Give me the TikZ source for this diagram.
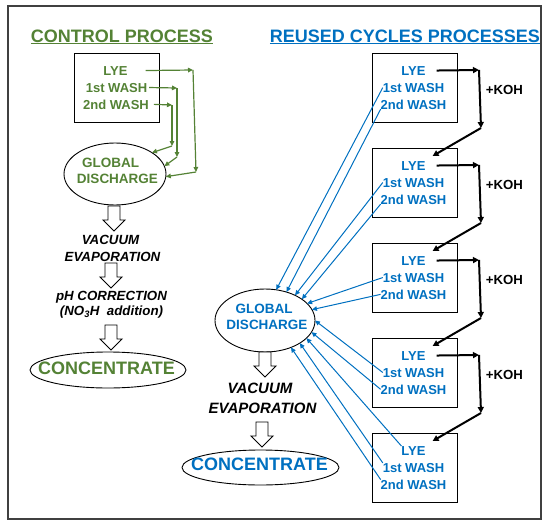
\documentclass[tikz,border=0pt]{standalone}
\usepackage{fontspec}
\setmainfont{Liberation Sans}
\usetikzlibrary{arrows.meta,shapes.geometric}
\definecolor{cgreen}{RGB}{84,130,53}
\definecolor{cblue}{RGB}{0,112,192}
\definecolor{cframe}{RGB}{64,64,64}
\tikzset{
  bdown/.pic={\draw[black, line width=0.9pt, fill=white] (-6,0) -- (6,0) -- (6,14) -- (11,14) -- (0,25) -- (-11,14) -- (-6,14) -- cycle;}
}
\begin{document}
\begin{tikzpicture}[x=1pt,y=-1pt,
  every node/.style={inner sep=0pt, outer sep=0pt},
  title/.style={font=\fontsize{18}{21}\selectfont\bfseries, anchor=base},
  boxtxt/.style={font=\fontsize{13}{16}\selectfont\bfseries, anchor=base},
  gdtxt/.style={font=\fontsize{13.5}{16}\selectfont\bfseries, anchor=base},
  conctxt/.style={font=\fontsize{18}{21}\selectfont\bfseries, anchor=base},
  stepL/.style={font=\fontsize{13.3}{16}\selectfont\bfseries\itshape, anchor=base},
  stepR/.style={font=\fontsize{15}{18}\selectfont\bfseries\itshape, anchor=base},
  kohtxt/.style={font=\fontsize{13.2}{16}\selectfont\bfseries},
  procbox/.style={draw=black, line width=1pt, minimum width=85pt, minimum height=69pt},
  oval/.style={draw=black, ellipse, line width=0.9pt},
  garr/.style={cgreen, line width=1.2pt, -{Triangle[length=5pt,width=4.5pt]}},
  barr/.style={cblue, line width=1pt, -{Triangle[length=5pt,width=4.5pt]}},
  karr/.style={black, line width=2pt, -{Triangle[length=6pt,width=6pt]}}
]
\useasboundingbox (0,0) rectangle (550,528);
\draw[cframe, line width=1.3pt] (8,6) rectangle (541,519);

% ---------------- left: control process
\node[title, text=cgreen] (t1) at (122,42) {CONTROL PROCESS};
\draw[cgreen, line width=1.3pt] ([yshift=-1.8pt]t1.base west) -- ([yshift=-1.8pt]t1.base east);

\node[procbox] (lb) at (116.5,87.5) {};
\node[boxtxt, text=cgreen] (ll) at (115.5,75) {LYE};
\node[boxtxt, text=cgreen] (lw1) at (116.5,92) {1st WASH};
\node[boxtxt, text=cgreen] (lw2) at (116,109) {2nd WASH};

\node[oval, minimum width=102pt, minimum height=62pt] (lgd) at (115,174) {};
\node[gdtxt, text=cgreen] (lgd1) at (110.5,167) {GLOBAL};
\node[gdtxt, text=cgreen] (lgd2) at (117.5,183) {DISCHARGE};

\coordinate (g1b) at (193,70);
\coordinate (g1c) at (196,172);
\coordinate (g2b) at (177,88);
\coordinate (g2c) at (177,157);
\coordinate (g3b) at (172,105);
\coordinate (g3c) at (172,146);
\draw[garr] ([xshift=18pt]ll.east) -- (g1b);
\draw[garr] (g1b) -- (g1c);
\draw[garr] (g1c) -- (lgd.-3);
\draw[garr] ([xshift=2pt]lw1.east) -- (g2b);
\draw[garr] (g2b) -- (g2c);
\draw[garr] (g2c) -- (lgd.9);
\draw[garr] ([xshift=5pt]lw2.east) -- (g3b);
\draw[garr] (g3b) -- (g3c);
\draw[garr] (g3c) -- (lgd.30);

\pic at (114,206) {bdown};
\node[stepL] (lv1) at (110.5,244) {VACUUM};
\node[stepL] (lv2) at (112.5,261) {EVAPORATION};
\pic at (111,263) {bdown};
\node[stepL] (lp1) at (111.5,300) {pH CORRECTION};
\node[stepL] (lp2) at (111.5,315) {(NO\textsubscript{3}H\ \ addition)};
\pic at (111,325) {bdown};
\node[oval, minimum width=156pt, minimum height=36pt] (lc) at (108,370) {};
\node[conctxt, text=cgreen] (lct) at (106.5,374.5) {CONCENTRATE};

% ---------------- right: reused cycles
\node[title, text=cblue] (t2) at (405,42) {REUSED CYCLES PROCESSES};
\draw[cblue, line width=1.3pt] ([yshift=-1.8pt]t2.base west) -- ([yshift=-1.8pt]t2.base east);

\foreach \i/\T in {1/53,2/148,3/243,4/338,5/433}{
  \node[procbox] (b\i) at (414.5,{\T+34.5}) {};
  \node[boxtxt, text=cblue] (bl\i) at (413.5,{\T+22}) {LYE};
  \node[boxtxt, text=cblue] (bw\i) at (413.5,{\T+39}) {1st WASH};
  \node[boxtxt, text=cblue] (bv\i) at (413.5,{\T+56}) {2nd WASH};
}
\foreach \i/\j/\T in {1/2/53,2/3/148,3/4/243,4/5/338}{
  \coordinate (ka\i) at (479,{\T+17});
  \coordinate (kb\i) at (481,{\T+75});
  \draw[karr] ([xshift=11pt]bl\i.east) -- (ka\i);
  \draw[karr] (ka\i) -- (kb\i);
  \draw[karr] (kb\i) -- ([shift={(7,-5)}]bl\j.north east);
  \node[kohtxt] (koh\i) at (504.5,{\T+37}) {+KOH};
}

\node[oval, minimum width=100pt, minimum height=63pt] (rgd) at (265,320.5) {};
\node[gdtxt, text=cblue] (rgd1) at (264,313) {GLOBAL};
\node[gdtxt, text=cblue] (rgd2) at (267,329) {DISCHARGE};

\draw[barr] (bw1.west) -- (rgd.70);
\draw[barr] (bv1.south west) -- (rgd.53);
\draw[barr] (bw2.west) -- (rgd.40);
\draw[barr] (bv2.south west) -- (rgd.30);
\draw[barr] (bw3.west) -- (rgd.22);
\draw[barr] (bv3.west) -- (rgd.13);
\draw[barr] (bw4.west) -- (rgd.0);
\draw[barr] (bv4.west) -- (rgd.-14);
\draw[barr] (bl5.north west) -- (rgd.-23);
\draw[barr] (bw5.north west) -- (rgd.-33);
\draw[barr] (bv5.north west) -- (rgd.-46);

\pic at (265,352) {bdown};
\node[stepR] (rv1) at (260,393) {VACUUM};
\node[stepR] (rv2) at (262.5,413) {EVAPORATION};
\pic at (262,422) {bdown};
\node[oval, minimum width=157pt, minimum height=35pt] (rc) at (260.5,467.5) {};
\node[conctxt, text=cblue] (rct) at (259.5,470.5) {CONCENTRATE};
\end{tikzpicture}
\end{document}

* * *

— WRITTEN EXERCISE —
Begin at the top of the material above and output each line exactly, stopping after the line that holds "text=cgreen] (lgd2) at". Leave out pictures.

— EXPECTED ANSWER —
Give me the TikZ source for this diagram.
\documentclass[tikz,border=0pt]{standalone}
\usepackage{fontspec}
\setmainfont{Liberation Sans}
\usetikzlibrary{arrows.meta,shapes.geometric}
\definecolor{cgreen}{RGB}{84,130,53}
\definecolor{cblue}{RGB}{0,112,192}
\definecolor{cframe}{RGB}{64,64,64}
\tikzset{
  bdown/.pic={\draw[black, line width=0.9pt, fill=white] (-6,0) -- (6,0) -- (6,14) -- (11,14) -- (0,25) -- (-11,14) -- (-6,14) -- cycle;}
}
\begin{document}
\begin{tikzpicture}[x=1pt,y=-1pt,
  every node/.style={inner sep=0pt, outer sep=0pt},
  title/.style={font=\fontsize{18}{21}\selectfont\bfseries, anchor=base},
  boxtxt/.style={font=\fontsize{13}{16}\selectfont\bfseries, anchor=base},
  gdtxt/.style={font=\fontsize{13.5}{16}\selectfont\bfseries, anchor=base},
  conctxt/.style={font=\fontsize{18}{21}\selectfont\bfseries, anchor=base},
  stepL/.style={font=\fontsize{13.3}{16}\selectfont\bfseries\itshape, anchor=base},
  stepR/.style={font=\fontsize{15}{18}\selectfont\bfseries\itshape, anchor=base},
  kohtxt/.style={font=\fontsize{13.2}{16}\selectfont\bfseries},
  procbox/.style={draw=black, line width=1pt, minimum width=85pt, minimum height=69pt},
  oval/.style={draw=black, ellipse, line width=0.9pt},
  garr/.style={cgreen, line width=1.2pt, -{Triangle[length=5pt,width=4.5pt]}},
  barr/.style={cblue, line width=1pt, -{Triangle[length=5pt,width=4.5pt]}},
  karr/.style={black, line width=2pt, -{Triangle[length=6pt,width=6pt]}}
]
\useasboundingbox (0,0) rectangle (550,528);
\draw[cframe, line width=1.3pt] (8,6) rectangle (541,519);

% ---------------- left: control process
\node[title, text=cgreen] (t1) at (122,42) {CONTROL PROCESS};
\draw[cgreen, line width=1.3pt] ([yshift=-1.8pt]t1.base west) -- ([yshift=-1.8pt]t1.base east);

\node[procbox] (lb) at (116.5,87.5) {};
\node[boxtxt, text=cgreen] (ll) at (115.5,75) {LYE};
\node[boxtxt, text=cgreen] (lw1) at (116.5,92) {1st WASH};
\node[boxtxt, text=cgreen] (lw2) at (116,109) {2nd WASH};

\node[oval, minimum width=102pt, minimum height=62pt] (lgd) at (115,174) {};
\node[gdtxt, text=cgreen] (lgd1) at (110.5,167) {GLOBAL};
\node[gdtxt, text=cgreen] (lgd2) at (117.5,183) {DISCHARGE};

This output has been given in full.